What isn't explicitly stated but will be obvious to anyone who has a opinion that deviates from groupthink, fake news is defined as "opinions we in mainstream media dislike".

Most people are moderate, at least in the USA, which means they have some ideas that lean left and some that lean right and they end up in the middle. In the last 3 years, the stupid that's lurked just under the surface of mainstream media has been put on full display and they've gone 'full retard' to quote a most epic movie. Everyone knows you never go full retard.

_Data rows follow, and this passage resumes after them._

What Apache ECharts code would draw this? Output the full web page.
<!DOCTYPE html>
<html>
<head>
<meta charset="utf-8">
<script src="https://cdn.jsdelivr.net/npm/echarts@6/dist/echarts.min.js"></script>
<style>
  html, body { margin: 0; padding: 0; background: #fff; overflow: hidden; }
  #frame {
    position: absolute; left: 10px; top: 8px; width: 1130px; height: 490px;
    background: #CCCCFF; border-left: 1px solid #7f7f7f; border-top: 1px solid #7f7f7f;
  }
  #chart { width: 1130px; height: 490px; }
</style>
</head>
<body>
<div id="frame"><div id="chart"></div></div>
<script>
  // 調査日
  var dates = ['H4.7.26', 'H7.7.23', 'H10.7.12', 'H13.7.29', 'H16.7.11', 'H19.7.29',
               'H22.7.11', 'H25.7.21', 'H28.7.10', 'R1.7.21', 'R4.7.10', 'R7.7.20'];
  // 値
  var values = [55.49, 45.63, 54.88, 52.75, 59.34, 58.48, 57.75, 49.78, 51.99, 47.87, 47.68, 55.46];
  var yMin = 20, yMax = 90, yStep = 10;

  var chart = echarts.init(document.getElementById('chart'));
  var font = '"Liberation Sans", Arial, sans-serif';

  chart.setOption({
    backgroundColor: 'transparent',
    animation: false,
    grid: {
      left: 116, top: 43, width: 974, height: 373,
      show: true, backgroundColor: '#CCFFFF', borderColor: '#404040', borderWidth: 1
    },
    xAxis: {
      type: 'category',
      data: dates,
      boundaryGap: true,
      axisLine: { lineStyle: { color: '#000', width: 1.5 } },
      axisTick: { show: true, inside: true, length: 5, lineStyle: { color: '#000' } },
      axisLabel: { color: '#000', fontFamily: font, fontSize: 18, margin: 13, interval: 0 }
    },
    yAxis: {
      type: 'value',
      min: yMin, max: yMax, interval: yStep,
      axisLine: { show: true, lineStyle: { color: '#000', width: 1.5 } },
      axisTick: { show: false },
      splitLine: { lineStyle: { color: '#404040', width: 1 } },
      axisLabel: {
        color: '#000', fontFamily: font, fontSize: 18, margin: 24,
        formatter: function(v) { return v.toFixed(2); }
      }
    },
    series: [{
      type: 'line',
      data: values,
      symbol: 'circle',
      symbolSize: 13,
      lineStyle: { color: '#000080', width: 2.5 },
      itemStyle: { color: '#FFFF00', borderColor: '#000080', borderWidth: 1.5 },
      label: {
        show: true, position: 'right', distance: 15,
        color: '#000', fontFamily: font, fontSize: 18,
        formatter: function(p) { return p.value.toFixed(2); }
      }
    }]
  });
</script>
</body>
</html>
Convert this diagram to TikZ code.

The idea that rational, sane people might hold conservative views from time to time is never considered a reasonable explanation. The assumption is that only dupes would willingly embrace any conservative or even moderate position and only Russia would be interested in propagating conservative ideas, as opposed to, let's say, Marxist ideas. 'Cause you know, everyone knows how much Russians hate Marxist ideology.

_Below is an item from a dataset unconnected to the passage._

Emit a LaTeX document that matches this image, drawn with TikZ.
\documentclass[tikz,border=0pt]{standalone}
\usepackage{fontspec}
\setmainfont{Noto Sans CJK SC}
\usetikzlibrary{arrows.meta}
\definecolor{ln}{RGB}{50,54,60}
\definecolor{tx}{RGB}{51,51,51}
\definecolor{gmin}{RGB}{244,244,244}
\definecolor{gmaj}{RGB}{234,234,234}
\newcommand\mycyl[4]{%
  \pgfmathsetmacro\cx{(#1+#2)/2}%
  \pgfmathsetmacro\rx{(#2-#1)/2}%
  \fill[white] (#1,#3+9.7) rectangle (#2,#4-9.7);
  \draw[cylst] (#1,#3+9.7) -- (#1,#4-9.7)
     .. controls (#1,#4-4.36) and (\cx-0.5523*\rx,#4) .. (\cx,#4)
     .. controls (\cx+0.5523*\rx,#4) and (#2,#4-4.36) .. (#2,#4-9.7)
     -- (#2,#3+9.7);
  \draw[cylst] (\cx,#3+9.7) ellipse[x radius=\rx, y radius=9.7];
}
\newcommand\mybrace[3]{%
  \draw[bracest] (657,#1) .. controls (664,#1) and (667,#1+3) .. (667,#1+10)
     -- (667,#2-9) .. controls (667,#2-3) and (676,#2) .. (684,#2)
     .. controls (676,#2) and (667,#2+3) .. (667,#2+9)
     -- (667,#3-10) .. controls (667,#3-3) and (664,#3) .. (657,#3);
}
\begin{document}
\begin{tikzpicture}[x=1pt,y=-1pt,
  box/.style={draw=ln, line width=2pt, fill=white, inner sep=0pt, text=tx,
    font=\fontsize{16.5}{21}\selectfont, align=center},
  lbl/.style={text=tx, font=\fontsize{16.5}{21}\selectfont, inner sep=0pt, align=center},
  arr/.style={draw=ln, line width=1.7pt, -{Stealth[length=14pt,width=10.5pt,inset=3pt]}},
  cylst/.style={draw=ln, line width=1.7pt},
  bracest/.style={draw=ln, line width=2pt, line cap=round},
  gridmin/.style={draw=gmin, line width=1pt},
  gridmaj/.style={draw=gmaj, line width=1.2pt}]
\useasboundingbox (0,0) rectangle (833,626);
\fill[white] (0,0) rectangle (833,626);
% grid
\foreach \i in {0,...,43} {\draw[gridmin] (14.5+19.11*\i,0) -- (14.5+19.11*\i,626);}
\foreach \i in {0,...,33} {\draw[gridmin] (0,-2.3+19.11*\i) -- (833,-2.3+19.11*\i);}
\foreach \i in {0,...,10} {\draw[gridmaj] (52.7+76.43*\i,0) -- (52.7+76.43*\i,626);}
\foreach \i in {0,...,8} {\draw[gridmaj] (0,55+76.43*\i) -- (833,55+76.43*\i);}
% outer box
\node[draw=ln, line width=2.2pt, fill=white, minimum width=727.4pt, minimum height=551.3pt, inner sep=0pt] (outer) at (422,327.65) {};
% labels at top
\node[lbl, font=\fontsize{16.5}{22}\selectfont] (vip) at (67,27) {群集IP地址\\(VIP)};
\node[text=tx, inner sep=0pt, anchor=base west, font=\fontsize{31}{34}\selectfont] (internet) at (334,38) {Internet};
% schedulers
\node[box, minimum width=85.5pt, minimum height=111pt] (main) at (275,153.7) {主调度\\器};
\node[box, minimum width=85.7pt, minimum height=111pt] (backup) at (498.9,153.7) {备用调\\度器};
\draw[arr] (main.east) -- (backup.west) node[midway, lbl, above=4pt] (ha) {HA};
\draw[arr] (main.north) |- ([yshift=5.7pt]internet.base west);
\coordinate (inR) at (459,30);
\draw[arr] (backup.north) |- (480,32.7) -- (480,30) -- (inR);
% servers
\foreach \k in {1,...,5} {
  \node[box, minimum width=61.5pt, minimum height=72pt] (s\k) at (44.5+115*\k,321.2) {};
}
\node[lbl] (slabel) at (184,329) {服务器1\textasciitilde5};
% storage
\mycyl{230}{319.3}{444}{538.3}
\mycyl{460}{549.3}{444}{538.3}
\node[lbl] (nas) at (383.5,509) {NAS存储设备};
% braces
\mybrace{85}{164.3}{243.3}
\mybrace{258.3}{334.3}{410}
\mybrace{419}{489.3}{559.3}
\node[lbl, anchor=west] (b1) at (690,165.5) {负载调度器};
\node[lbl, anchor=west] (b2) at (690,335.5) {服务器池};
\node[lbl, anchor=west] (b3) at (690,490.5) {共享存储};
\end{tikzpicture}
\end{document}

No. Fake news is information that pretends to be news, but is actually not related to reality. That's it.

All your nonsensical blabbering about "opinions" or "dislike" or "conservative" has nothing to do with anything.
You can't really be suggesting that charges of "fake news" aren't, more often than not, just plain partisan disagreement?

I don't know what you mean with "partisan", but reality doesn't care what is charged, only what is.
I mean that hearing an article is fake news is almost as meaningful as hearing its author is a nazi.

Hearing it and having proof for it are two different things.